## WHAT YOU SHOULD DO
Copy all of the material exactly. Pictures are not to appear in the copy.
────────────────────────────────────────
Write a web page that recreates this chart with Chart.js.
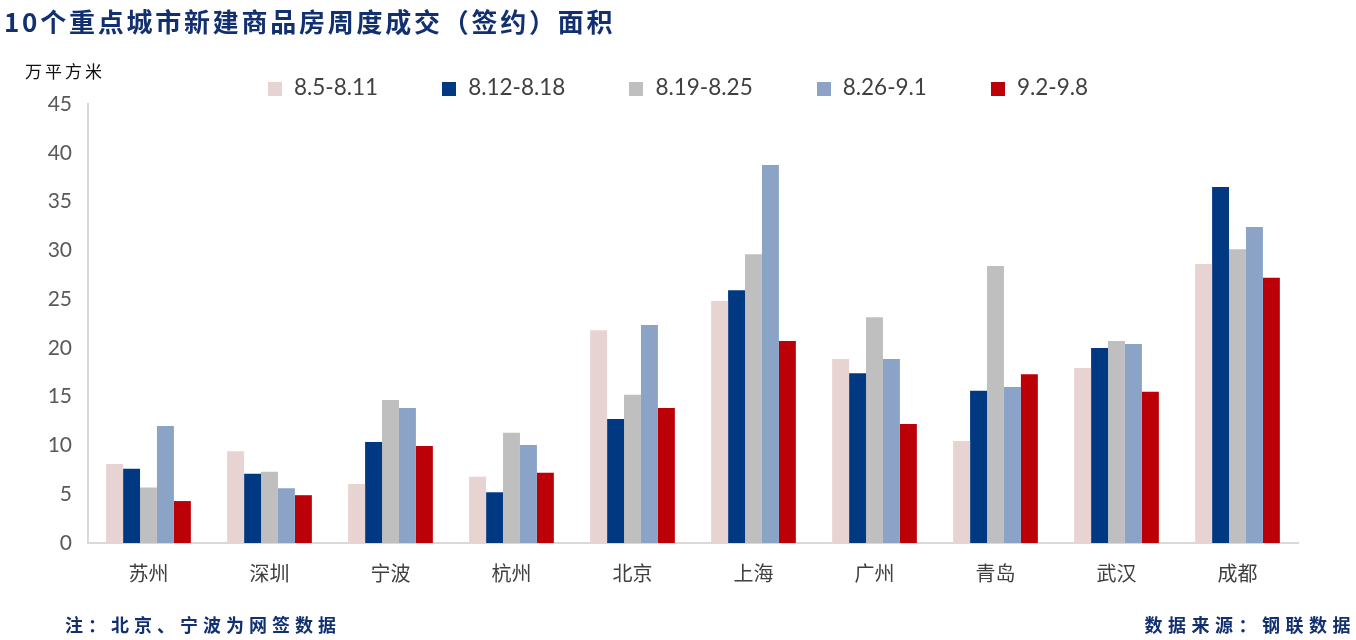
<!DOCTYPE html>
<html>
<head>
<meta charset="utf-8">
<script src="https://cdn.jsdelivr.net/npm/chart.js@4.4.1/dist/chart.umd.min.js"></script>
<style>
  body { margin: 0; background: #fff; }
  #wrap { position: relative; width: 1356px; height: 640px; overflow: hidden; }
  #chart { position: absolute; left: 0; top: 0; }
  .title { position: absolute; left: 4px; top: 2px; font: bold 26px "Noto Sans CJK SC"; color: #12306f; letter-spacing: 2.75px; white-space: nowrap; }
  .unit { position: absolute; left: 25px; top: 58px; font: 17px "Noto Sans CJK SC"; color: #111; letter-spacing: 3px; }
  .note { position: absolute; top: 611px; font: bold 18px "Noto Sans CJK SC"; color: #12306f; letter-spacing: 5px; white-space: nowrap; }
  #legend { position: absolute; left: 0; width: 1356px; top: 73px; display: flex; justify-content: center; gap: 64px; font: 22.5px Lato, "Noto Sans"; color: #404040; }
  #legend span.box { display: inline-block; width: 14px; height: 14px; margin-right: 12px; vertical-align: -1px; }
</style>
</head>
<body>
<div id="wrap">
  <canvas id="chart" width="1356" height="640"></canvas>
  <div class="title">10个重点城市新建商品房周度成交（签约）面积</div>
  <div class="unit">万平方米</div>
  <div id="legend"></div>
  <div class="note" style="left:65px">注：北京、宁波为网签数据</div>
  <div class="note" style="right:0px;letter-spacing:5.5px">数据来源：钢联数据</div>
</div>
<script>
// 城市
const cities = ["苏州", "深圳", "宁波", "杭州", "北京", "上海", "广州", "青岛", "武汉", "成都"];
// 周度
const weeks = ["8.5-8.11", "8.12-8.18", "8.19-8.25", "8.26-9.1", "9.2-9.8"];
const colors = ["#e8d3d3", "#003882", "#bfbfbf", "#8aa3c7", "#bc0007"];

// 成交面积 (万平方米)
const w0805 = [8.1, 9.4, 6.05, 6.8, 21.8, 24.8, 18.85, 10.45, 17.95, 28.6];
const w0812 = [7.6, 7.1, 10.35, 5.2, 12.7, 25.9, 17.4, 15.6, 20.0, 36.5];
const w0819 = [5.7, 7.3, 14.65, 11.3, 15.2, 29.6, 23.15, 28.4, 20.7, 30.1];
const w0826 = [12.0, 5.6, 13.85, 10.05, 22.35, 38.75, 18.85, 16.0, 20.4, 32.4];
const w0902 = [4.3, 4.9, 9.95, 7.2, 13.85, 20.7, 12.2, 17.3, 15.5, 27.2];

const series = [w0805, w0812, w0819, w0826, w0902];

// 图例
const legend = document.getElementById("legend");
weeks.forEach((w, i) => {
  const d = document.createElement("div");
  d.innerHTML = `<span class="box" style="background:${colors[i]}"></span>${w}`;
  legend.appendChild(d);
});

new Chart(document.getElementById("chart"), {
  type: "bar",
  data: {
    labels: cities,
    datasets: series.map((s, i) => ({
      label: weeks[i],
      data: s,
      backgroundColor: colors[i],
      barPercentage: 1,
      categoryPercentage: 0.7,
    })),
  },
  options: {
    responsive: false,
    animation: false,
    layout: { padding: { left: 0, top: 104, right: 58, bottom: 0 } },
    plugins: { legend: { display: false }, tooltip: { enabled: false } },
    scales: {
      x: {
        grid: { display: false, drawTicks: false },
        border: { color: "#d9d9d9", width: 2 },
        ticks: { padding: 18, color: "#404040", font: { family: "Noto Sans CJK SC", size: 20 } },
        afterFit: (s) => { s.height = 97; },
      },
      y: {
        min: 0,
        max: 45,
        grid: { display: false, drawTicks: false },
        border: { color: "#d9d9d9", width: 2 },
        ticks: { stepSize: 5, padding: 16, color: "#595959", font: { family: "Lato", size: 21 } },
        afterFit: (s) => { s.width = 88; },
      },
    },
  },
});
</script>
</body>
</html>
────────────────────────────────────────
## ANSWER IN FULL
Write a web page that recreates this chart with Chart.js.
<!DOCTYPE html>
<html>
<head>
<meta charset="utf-8">
<script src="https://cdn.jsdelivr.net/npm/chart.js@4.4.1/dist/chart.umd.min.js"></script>
<style>
  body { margin: 0; background: #fff; }
  #wrap { position: relative; width: 1356px; height: 640px; overflow: hidden; }
  #chart { position: absolute; left: 0; top: 0; }
  .title { position: absolute; left: 4px; top: 2px; font: bold 26px "Noto Sans CJK SC"; color: #12306f; letter-spacing: 2.75px; white-space: nowrap; }
  .unit { position: absolute; left: 25px; top: 58px; font: 17px "Noto Sans CJK SC"; color: #111; letter-spacing: 3px; }
  .note { position: absolute; top: 611px; font: bold 18px "Noto Sans CJK SC"; color: #12306f; letter-spacing: 5px; white-space: nowrap; }
  #legend { position: absolute; left: 0; width: 1356px; top: 73px; display: flex; justify-content: center; gap: 64px; font: 22.5px Lato, "Noto Sans"; color: #404040; }
  #legend span.box { display: inline-block; width: 14px; height: 14px; margin-right: 12px; vertical-align: -1px; }
</style>
</head>
<body>
<div id="wrap">
  <canvas id="chart" width="1356" height="640"></canvas>
  <div class="title">10个重点城市新建商品房周度成交（签约）面积</div>
  <div class="unit">万平方米</div>
  <div id="legend"></div>
  <div class="note" style="left:65px">注：北京、宁波为网签数据</div>
  <div class="note" style="right:0px;letter-spacing:5.5px">数据来源：钢联数据</div>
</div>
<script>
// 城市
const cities = ["苏州", "深圳", "宁波", "杭州", "北京", "上海", "广州", "青岛", "武汉", "成都"];
// 周度
const weeks = ["8.5-8.11", "8.12-8.18", "8.19-8.25", "8.26-9.1", "9.2-9.8"];
const colors = ["#e8d3d3", "#003882", "#bfbfbf", "#8aa3c7", "#bc0007"];

// 成交面积 (万平方米)
const w0805 = [8.1, 9.4, 6.05, 6.8, 21.8, 24.8, 18.85, 10.45, 17.95, 28.6];
const w0812 = [7.6, 7.1, 10.35, 5.2, 12.7, 25.9, 17.4, 15.6, 20.0, 36.5];
const w0819 = [5.7, 7.3, 14.65, 11.3, 15.2, 29.6, 23.15, 28.4, 20.7, 30.1];
const w0826 = [12.0, 5.6, 13.85, 10.05, 22.35, 38.75, 18.85, 16.0, 20.4, 32.4];
const w0902 = [4.3, 4.9, 9.95, 7.2, 13.85, 20.7, 12.2, 17.3, 15.5, 27.2];

const series = [w0805, w0812, w0819, w0826, w0902];

// 图例
const legend = document.getElementById("legend");
weeks.forEach((w, i) => {
  const d = document.createElement("div");
  d.innerHTML = `<span class="box" style="background:${colors[i]}"></span>${w}`;
  legend.appendChild(d);
});

new Chart(document.getElementById("chart"), {
  type: "bar",
  data: {
    labels: cities,
    datasets: series.map((s, i) => ({
      label: weeks[i],
      data: s,
      backgroundColor: colors[i],
      barPercentage: 1,
      categoryPercentage: 0.7,
    })),
  },
  options: {
    responsive: false,
    animation: false,
    layout: { padding: { left: 0, top: 104, right: 58, bottom: 0 } },
    plugins: { legend: { display: false }, tooltip: { enabled: false } },
    scales: {
      x: {
        grid: { display: false, drawTicks: false },
        border: { color: "#d9d9d9", width: 2 },
        ticks: { padding: 18, color: "#404040", font: { family: "Noto Sans CJK SC", size: 20 } },
        afterFit: (s) => { s.height = 97; },
      },
      y: {
        min: 0,
        max: 45,
        grid: { display: false, drawTicks: false },
        border: { color: "#d9d9d9", width: 2 },
        ticks: { stepSize: 5, padding: 16, color: "#595959", font: { family: "Lato", size: 21 } },
        afterFit: (s) => { s.width = 88; },
      },
    },
  },
});
</script>
</body>
</html>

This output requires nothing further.